Она молчала, подняв голову, неподвижная, выпрямив грудь, положив руки на колени, в позе человека, которого поддерживает гордое усилие мужества в минуты овладевающей им слабости. Но ее рот, выражение ее рта, тщетно сжатого с усилием, выдавали своего рода скорбную страсть.

— Я не смею высказать мои мысли. Мария, Мария, вы простите меня? Простите меня?

Сзади скамейки, две ручонки закрыли ее глаза и дрожащий от радости голос крикнул:

— Отгадай! Отгадай!

Она улыбнулась, и откинулась на спинку, потому что Дельфина тянула ее, закрыв ладошками глаза, и Андреа отчетливо, со странной ясностью, видел, что эта легкая улыбка рассеяла первоначальное сумрачное выражение этих уст, изгладила малейший след, который мог ему показаться знаком согласия или признания, отогнала всякую неясную тень, которая могла превратиться в его душе в искру надежды. И оказался в положении человека, обманутого чашей, которую он считал почти полной, но в которой его жажда нашла только воздух.

— Отгадай!

Дочь осыпала крепкими и быстрыми поцелуями голову матери, в каком-то исступлении, может быть делая ей больно.

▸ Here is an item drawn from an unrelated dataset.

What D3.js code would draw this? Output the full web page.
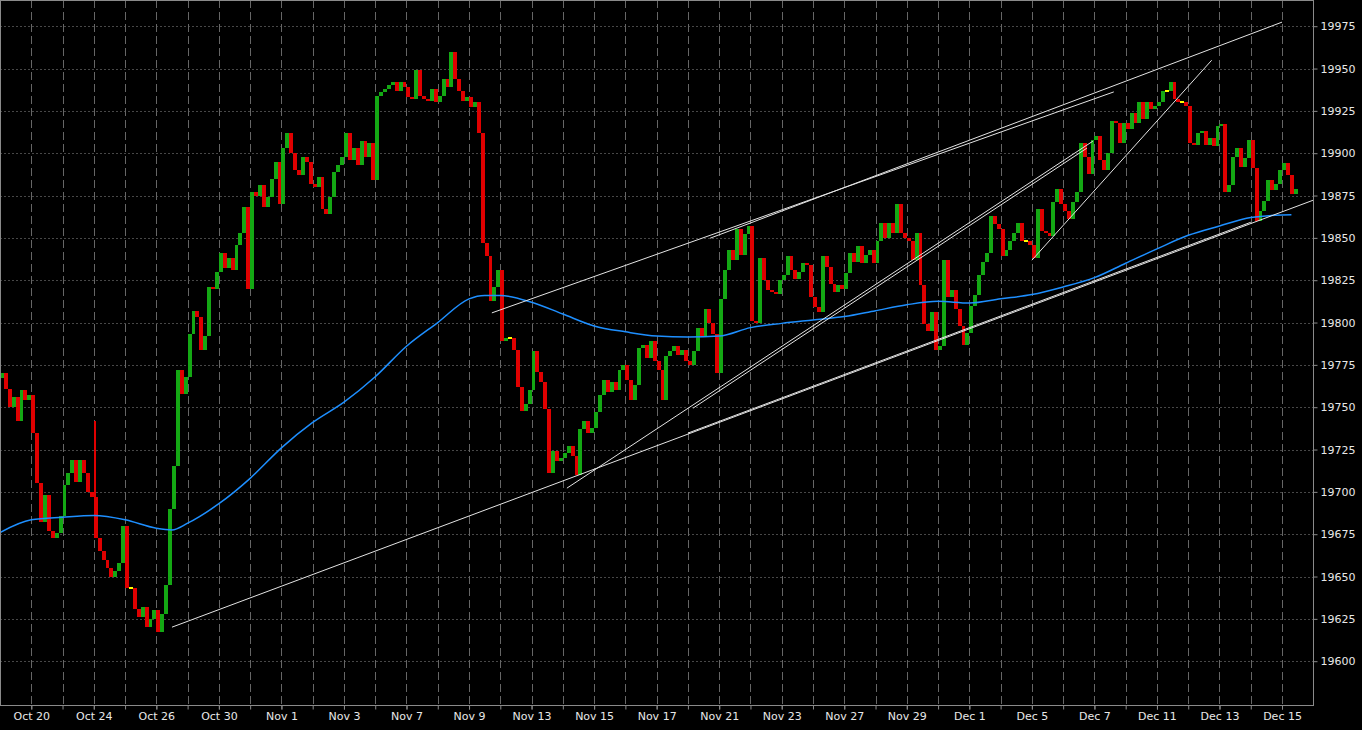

— Знаю, кто, знаю, кто ты, — говорила мать. — Пусти же.

— А что ты мне дашь, если отпущу?

— Все, что хочешь.

— Хочу лошадку, чтобы отвезти плоды домой. Поди, посмотри, сколько их!

Обогнула скамейку и взяла мать за руку. Она поднялась как-то с трудом, и, уже на ногах, много раз моргнула глазами, как бы стараясь отогнать ослепление. Андреа тоже поднялся. И они оба пошли за Дельфиной.

Ужасное создание сняло плоды почти с половины рощи. На низких кустах не оказывалось ни одной ягоды на ветках. Она воспользовалась, Бог весть, где найденной тростью и собрала поразительное количество ежовки, свалив ее, в конце концов, в одну кучу, благодаря яркой, в сравнении с темной почвой, окраске, похожую на кучу горящих углей. Кисти цветов не привлекали ее: они висели, белые, розовые, желтоватые, почти прозрачные, нежнее соцветий акации, изящнее ландышей, погруженные в расплывчатый свет, как в прозрачное, с запахом амбры, молоко.

— Ах, Дельфина, Дельфина! — воскликнула Донна Мария при виде этого опустошения. — Что ты наделала?

Девочка смеялась, счастливая, перед этой красной пирамидой.

— Тебе придется все это оставить здесь…

— Нет, нет…

Сначала она не соглашалась. Потом передумала, и почти про себя, со сверкающими глазами, сказала:

— Придет лань и съест.

Может быть видела где-нибудь по близости прекрасное животное, на свободе, разгуливающее по парку, и мысль, что она собрала для нее пищу, успокоила ее и зажгла воображение, уже знакомое со сказками, где лани добры и могущественны, лежат на атласных подушках и пьют из сапфировых чаш. И она замолчала, погруженная в свои мысли, может быть уже видя, как милое животное поедает ежовку, под цветущими растениями.